The 2023 Porsche 911 GT3 RS Is a High-Downforce Track Monster

·4 min read
Photo credit: Porsche
Photo credit: Porsche

How do you improve on one of the best track cars in the world? Give it a load more downforce, apparently. That's the approach Porsche's taken with the new GT3 RS, and the result looks like what would happen if you crossed a 911 with a McLaren Senna.

We're at a fascinating point now where the aerodynamics of this 911 street car are more advanced than the GT3 R race car. Most prominent is a new bi-plane rear wing that uses swan neck mounts like we've seen on the GT3 and Cayman GT4 RS, but on the GT3 RS, the wing is active. Actuators on the mounts can change the top plane's angle of attack, cutting drag or increasing downforce as needed. The wing section can even act as an airbrake. Porsche says the car generates over 900 pounds of downforce at 124 mph and and astonishing 1895 pounds at 177 mph. Porsche says this is twice as much as the last GT3 RS and three times as much as the current GT3.

Photo credit: Porsche
Photo credit: Porsche

The fender vents above the front wheels that have been a mainstay since the 991.1 GT3 RS make a return appearance here, helping vent pressure in the wheel wells. In a first for a 911, there's no front trunk. That space has been taken up by a large radiator that vents through huge openings on the hood. Ditching the 911 GT3's triple radiator setup allowed Porsche to add active front wing elements, to help balance out what's happening at the rear.

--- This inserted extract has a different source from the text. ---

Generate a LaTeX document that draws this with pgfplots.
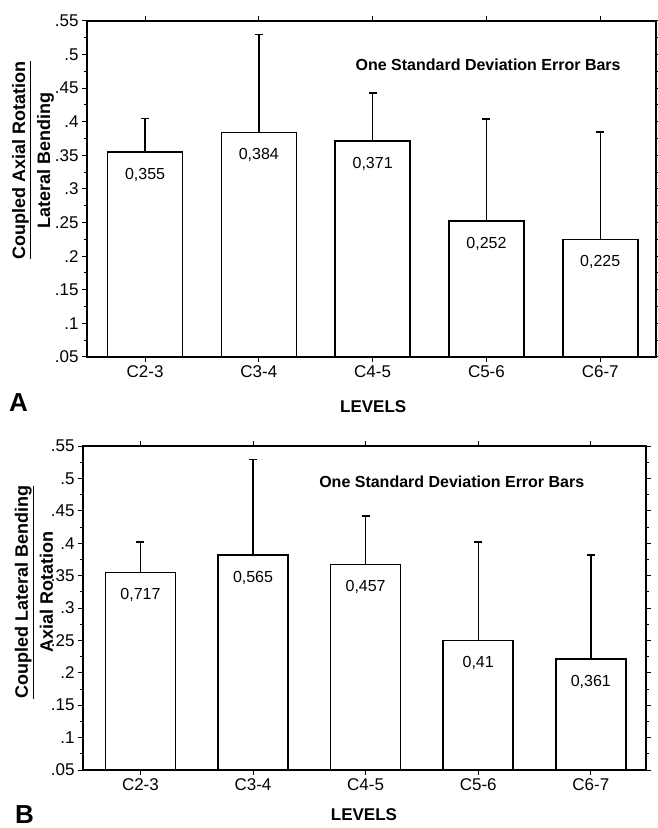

The engine breathes in part through intakes ahead of the rear wheels that look like those from the current 911 Turbo. It's the familiar "GT3" unit, a 9000-rpm 4.0-liter flat-six that first appeared in the 991.2 GT3, and since the 991 Speedster has benefitted from individual throttle bodies. Output is 518 hp, up 16 hp from the GT3 thanks to new camshafts with longer duration. That's not a huge step beyond the previous GT3 RS, which speaks to both how close this engine is operating to its maximum output and the fact that Porsche was more focused on chassis and aerodynamics for this car. The engine didn't need changing anyhow—it's one of the all-time great internal-combustion mills. As with all Porsche RS models, the engine is mated to a seven-speed PDK.

Also adapted from the GT3 is a new double-wishbone front suspension setup inspired by the modern 911 GT3 R that provides astounding front-end grip and increased steering precision. Interestingly, the upper wishbones are designed to help increase downforce to the tune of 88 pounds, says Porsche.

Quite astonishingly, compression and rebound settings for the GT3 RS's adaptive dampers can be adjusted by the four knobs attached to the steering wheel. The knobs can also be used to change differential and traction/stability control settings—there are seven TC settings alone—as well as the familiar drive mode setting. There's also a button to activate the drag-reduction system.

Thanks to the use of lots of carbon fiber and other composite materials, the GT3 RS weighs just 3268 pounds, far lighter than something like a Mercedes-AMG GT Black Series. Even the doors are made from carbon-fiber, and they ditch the regular 992's flush-mounted handles. A Weissach Package is also available and adds visual carbon-fiber body pieces, carbon-fiber-reinforced-plastic (CFRP) anti-roll bars and end links, and a CFRP shear panel for the rear subframe. Forged magnesium wheels also come standard with the Weissach Pack.

Photo credit: Porsche
Photo credit: Porsche

Porsche isn't yet sharing a Nürburgring lap time for the new GT3 RS, yet we expect it to be substantially quicker than the last GT3 RS, which ran a 6:56.4, and the current GT3, which can do a 6:55.2.

We do know the price—$225,250 when it arrives at dealers next Spring. A hell of a lot of money, and yet, any customer will feel like a hero if they get one at sticker, such is the hype around these cars.